Monday, August 14, 2006

NASA "Loses" Original Moon Landing Film

The Washington Times reports:

The original film footage of astronaut Neil Armstrong's first steps on the moon, one of the most important artifacts of the 20th century, has been lost.

The television broadcast seen by about 600 million people in July 1969 is preserved for posterity, but the original tapes from which the footage was taken have been mislaid, most likely in NASA's vast archives at the Goddard Space Flight Center in Maryland.

The footage could transform our view of the moon landings, offering images far sharper than the blurred, grainy video shown around the world. It also could lay to rest the conspiracy theory that the landings were faked on a Hollywood soundstage.

Despite its iconic status, the television footage was the equivalent of a photocopy of a photocopy. It came from a camera that had been pointed at a black-and-white monitor on Earth. The image on the monitor, in turn, had been stripped of much of its detail.


Those tapes, although nowhere near the standard of normal television transmissions, would be of far better quality than the video we have today, especially if processed using modern digital techniques.

Rather than prizing the tapes as vital recordings, NASA simply filed them away. As personnel retired or died, the location of the tapes was forgotten.
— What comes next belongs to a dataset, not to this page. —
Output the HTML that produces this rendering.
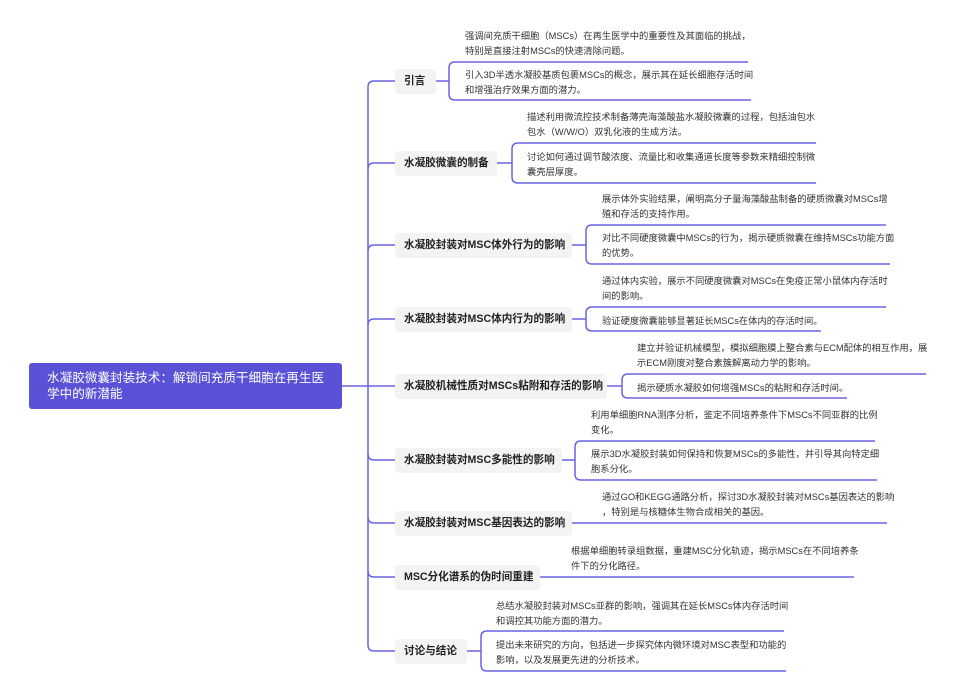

Such problems are not unique to NASA.

"I just think this is what happens when you have a large government bureaucracy that functions for decade after decade," said Keith Cowing, editor of the Web site "It's not malicious or intentional, but I think it's unfortunate that NASA doesn't have maybe just one more person whose job it is to look back at its history."


Goddard is also home to the only equipment that can still play the tapes, which use an obsolete 14-inch format -- equipment that was due to be dismantled in October until [a senior engineer at NASA] intervened.


Update, Aug. 15: The Washington Post also reports:
"We haven't seen them for quite a while. We've been looking for over a year, and they haven't turned up," [NASA spokesman Grey] Hautaloma said.